Flau, Home Normal, Progressive Form. En cinq ans, Geskia (avec ou parfois sans !) a été accueilli par trois des plus sérieux labels que compte le Japon. Pour finalement cette année s’ouvrir les portes du dernier cité, qui avait par ailleurs publié les deux premiers albums d’Ametsub. Ouais, rien que ça. Ceux qui nous lisaient à l’époque de Chroniques Electroniques savent qu’on a toujours gardé un oeil sur ce beatmaker, qu’il officie dans le glitch-hop inspiré (Eclipse 323) ou l’electronica rêveuse (Muon). Avec Silent of Light, sorti il y a tout juste un mois, il confirme tout le bien qu’on a toujours pensé de lui.
Loin de toute complexité gratuite, cet album renoue avec le caractère organique bien trempé qu’on observe aujourd’hui de moins en moins sur les rivages de l’IDM ou de l’electronica. La luxuriance musicale des beatmakers japonais n’est certes plus à démontrer, mais je m’avoue toujours surpris face à tant de subtile spontanéité, agrémentée d’une bonne dose de douce folie créatrice. Avant tout parce que les albums qui me donnent envie d’aimer mon prochain et de lui concocter des confitures de fruits blancs ne sont pas nombreux. Ni ceux qui me poussent à militer pour la sauvegarde des bébés phoques ou du gypaète barbu. Mais devant tant de textures aux teintes bigarrées ne sombrant jamais dans le trop plein criard, je redeviens ce jeune adulte amateur d’electronica elfique et naïve. Toutes comparaisons avec Ochre (en errance depuis la fermeture de Benbecula) ou même avec Wisp (do you remember Rephlex ?) sont certes des plus hasardeuses. Toujours est-il que Geskia peut se réclamer de la même richesse mélodique et du même goût pour le hors piste organique. Il n’est plus le jeune padawan contraint à rougir devant l’accueil réservé à son compatriote Ametsub. Silent of Light prouve même qu’il a atteint un niveau semblable.

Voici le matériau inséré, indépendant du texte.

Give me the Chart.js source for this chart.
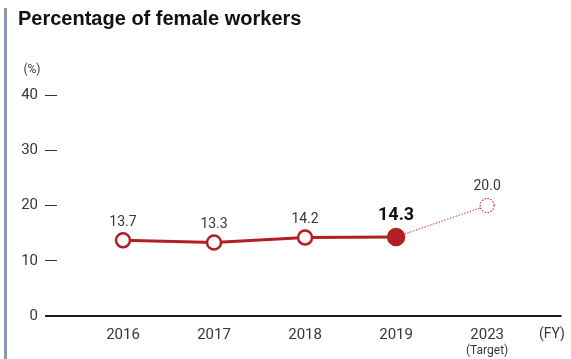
<!DOCTYPE html>
<html>
<head>
<meta charset="utf-8">
<script src="https://cdn.jsdelivr.net/npm/chart.js@4/dist/chart.umd.min.js"></script>
<style>
  html, body { margin: 0; padding: 0; background: #fff; }
  canvas { display: block; }
</style>
</head>
<body>
<canvas id="c" width="571" height="359"></canvas>
<script>
// Fiscal years shown on the horizontal axis
const categories = ['2016', '2017', '2018', '2019', '2023'];
// Actual share of female workers (%)
const actual = [13.7, 13.3, 14.2, 14.3, null];
// Path from the latest result to the FY2023 target (%)
const target = [null, null, null, 14.3, 20.0];
// Vertical axis ticks (%)
const yTicks = [0, 10, 20, 30, 40];

const RED = '#b11f24';
const RED_LIGHT = '#c9353b';
const TEXT = '#383838';
const FONT = 'Roboto, "Liberation Sans", Arial, sans-serif';

const toPoints = arr => arr.map((v, i) => ({ x: i, y: v }));

const decorations = {
  id: 'decorations',
  beforeDraw(chart) {
    const ctx = chart.ctx;
    ctx.save();
    // left accent bar
    ctx.fillStyle = '#8c95ae';
    ctx.fillRect(4, 8, 3, 351);
    // heading
    ctx.fillStyle = '#111';
    ctx.font = 'bold 20px "Liberation Sans", Arial, sans-serif';
    ctx.textBaseline = 'middle';
    ctx.textAlign = 'left';
    ctx.fillText('Percentage of female workers', 18, 19);
    // unit
    ctx.fillStyle = TEXT;
    ctx.font = '12px ' + FONT;
    ctx.textAlign = 'center';
    ctx.fillText('(%)', 32, 70);
    ctx.restore();
  },
  afterDraw(chart) {
    const ctx = chart.ctx;
    const x = chart.scales.x, y = chart.scales.y;
    const y0 = y.getPixelForValue(0);
    ctx.save();
    // baseline
    ctx.strokeStyle = '#1a1a1a';
    ctx.lineWidth = 2;
    ctx.beginPath();
    ctx.moveTo(45, y0);
    ctx.lineTo(x.right, y0);
    ctx.stroke();
    // axis notes
    ctx.fillStyle = TEXT;
    ctx.textAlign = 'center';
    ctx.textBaseline = 'middle';
    ctx.font = '14px ' + FONT;
    ctx.fillText('(FY)', 552, 334);
    ctx.font = '12px ' + FONT;
    ctx.fillText('(Target)', x.getPixelForValue(4), 351);

    // target marker: dotted open circle
    const tMeta = chart.getDatasetMeta(1);
    const tp = tMeta.data[4];
    ctx.beginPath();
    ctx.arc(tp.x, tp.y, 7, 0, Math.PI * 2);
    ctx.fillStyle = '#fff';
    ctx.fill();
    ctx.setLineDash([1.5, 1.5]);
    ctx.lineWidth = 1.2;
    ctx.strokeStyle = RED_LIGHT;
    ctx.stroke();
    ctx.setLineDash([]);

    // value labels
    const aMeta = chart.getDatasetMeta(0);
    actual.forEach((v, i) => {
      if (v == null) return;
      const p = aMeta.data[i];
      const latest = i === 3;
      ctx.font = (latest ? 'bold 18px ' : '14px ') + FONT;
      ctx.fillStyle = latest ? '#111' : TEXT;
      ctx.fillText(v.toFixed(1), p.x, p.y - (latest ? 21 : 18));
    });
    ctx.font = '14px ' + FONT;
    ctx.fillStyle = TEXT;
    ctx.fillText(target[4].toFixed(1), tp.x, tp.y - 19.5);
    ctx.restore();
  }
};

new Chart(document.getElementById('c'), {
  type: 'line',
  data: {
    datasets: [
      {
        data: toPoints(actual),
        borderColor: RED,
        borderWidth: 3,
        pointRadius: [7, 7, 7, 8, 0],
        pointBorderWidth: 2.5,
        pointBorderColor: RED,
        pointBackgroundColor: ['#fff', '#fff', '#fff', RED, '#fff'],
        spanGaps: false
      },
      {
        data: toPoints(target),
        borderColor: RED_LIGHT,
        borderWidth: 1,
        borderDash: [1.5, 1.5],
        pointRadius: 0
      }
    ]
  },
  options: {
    responsive: false,
    animation: false,
    events: [],
    layout: { padding: { top: 95, right: 8, left: 0, bottom: 0 } },
    plugins: { legend: { display: false }, tooltip: { enabled: false } },
    scales: {
      x: {
        type: 'linear',
        min: -0.725,
        max: 4.817,
        afterBuildTicks(scale) { scale.ticks = categories.map((c, i) => ({ value: i })); },
        afterFit(scale) { scale.height = 43; },
        grid: { display: false, drawTicks: false },
        border: { display: false },
        ticks: {
          padding: 10,
          color: TEXT,
          font: { family: FONT, size: 15 },
          callback: v => categories[v]
        }
      },
      y: {
        min: 0,
        max: 40,
        afterBuildTicks(scale) { scale.ticks = yTicks.map(v => ({ value: v })); },
        afterFit(scale) { scale.width = 57; },
        grid: { drawOnChartArea: false, tickLength: 12, color: '#333', lineWidth: 1 },
        border: { display: false },
        ticks: {
          padding: 7,
          color: TEXT,
          font: { family: FONT, size: 15 }
        }
      }
    }
  },
  plugins: [decorations]
});
</script>
</body>
</html>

Pourtant, les deux premiers titres continuent de me laisser perplexe. Sans être réellement mauvais, ils se perdent un peu dans des aurores bancales, dans des schémas tortueux aux destinations ubuesques, qui laissent penser que leur géniteur ne sait pas trop où il va. Mais en deux glitchs et trois subtils bruits blancs en introduction, Contract Contrast et son intelligent beatwork cristallin effacent toutes les réserves. On retrouve alors la fantaisie propre à la lointaine enfance, ingénieuse et curieuse de tout. Comme ce travail (semblables à des scratchs numérisés) qui morcelle et froisse gentiment la nappe sans jamais lui faire perdre de son élasticité.
Le japonais déploie une variété de textures chaudes assez impressionnantes. Balance des spirales synthétiques comme on libère les feux de la Saint Jean. Un technicien pyromane au bal des pompiers, qui ne serait là que pour réjouir la faune rassemblée. On sent bien que le sieur a fait ses classes dans les rangs du hip-hop pour geek. Il s’amuse, greffe une voix (National Traditional), un piano (Torch Approach), dérape encore (BGMREM) mais reste toujours extrêmement ludique pour l’auditeur. Les oreilles éclairées débatteront probablement sur la place du soft et du hardware. Un peu plus loin des échanges, on constatera simplement que virtuels ou non, les synthétiseurs sont extrêmement bien exploités. Et qu’aucune section d’instruments (cordes, cuivres, pianos) n’est épargnée.
Si cet album est si bon, c’est avant tout parce qu’il parvient à allier également une variation certaine aux différentes rythmiques, réservant aux issues de ses tracks des contours inattendus. Voilà que tout pétille au milieu des filtres, des sorties de routes qui reviennent revigorées au thème. Dis Love et Glare Trigger, malgré des voix dispensables, sont d’excellents moments à présenter en exemples, surtout pour ce qui est de l’intégration qu’ils réservent à cette surprenante harpe synthétique. Le virvoltant Planet Plan ne doit pas être oublié non plus au rayon des réussites totales. Si Xtra Schema ne trouvera que peu de place au panthéon du genre, Creativity Quality effectuera en fermeture une synthèse mignonne, mélancolique et rieuse (avec piano) de l’ensemble entendu jusqu’alors.
Geskia! livre aujourd’hui son album probablement le plus riche et le pus élaboré (ce qui ne veut pas dire le meilleur) à ce jour. Le mastering inspiré du bien connu Pole n’y est sans doute pas pour rien. Silent Of Light est un très bel album, aussi chaud que rafraîchissant, qui ravira les amateurs inspirés de fantaisie organique. A bon entendeur, sayonara.